|Samuel P. Taylor State Park|
|Location||Marin, California, United States|
|Area||2,700 acres (11 km2)|
|Governing body||California State Parks|
Samuel P. Taylor State Park is a state park located in Marin County, California. It contains approximately 2,700 acres (11 km2) of redwood forest and grassland. The park contains about 600 acres (2.4 km2) of old-growth forest, some of which can be seen along the Pioneer Tree Trail.
The park is named for Samuel Penfield Taylor, who found gold during the California Gold Rush and used some of his money to buy a parcel of land along Lagunitas Creek. In 1856, Taylor built the Pioneer Paper Mill, the first paper mill on the Pacific Coast. In the 1870s, the North Pacific Coast Railroad was built between Cazadero and a pier in Sausalito where passengers could transfer to a ferry to San Francisco. The railroad passed near Taylor's mill, and, ever the entrepreneur, he built the "Camp Taylor Resort" alongside the tracks. A destination for San Franciscans, the resort offered both a hotel and tent camping, as well as swimming, boating, fishing, and a dance pavilion.
Taylor died on January 22, 1886, and his family lost the mill and resort in the Panic of 1893. However, a 1910 newspaper advertisement for the "Camp Taylor Resort," touting its dance pavilion and on-site grocery and butcher, indicates that the resort continued to operate. The mill burned down in 1916, and in 1945 the State of California took possession of the property for non-payment of taxes.

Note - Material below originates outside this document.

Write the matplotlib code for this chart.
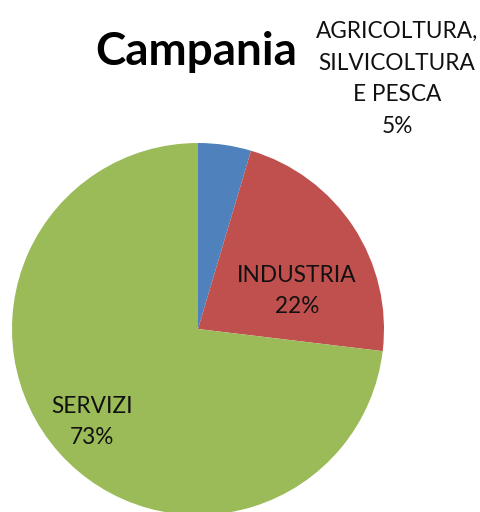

During the state budget deficit, Taylor Park was one of many state parks that were at risk of closing due to lack of funding. Efforts were made to find funding to keep Samuel P. Taylor and other parks open. The San Francisco Chronicle, on October 7, 2011, reported that "the National Park Service has agreed to take over security and operations of Samuel P. Taylor Park."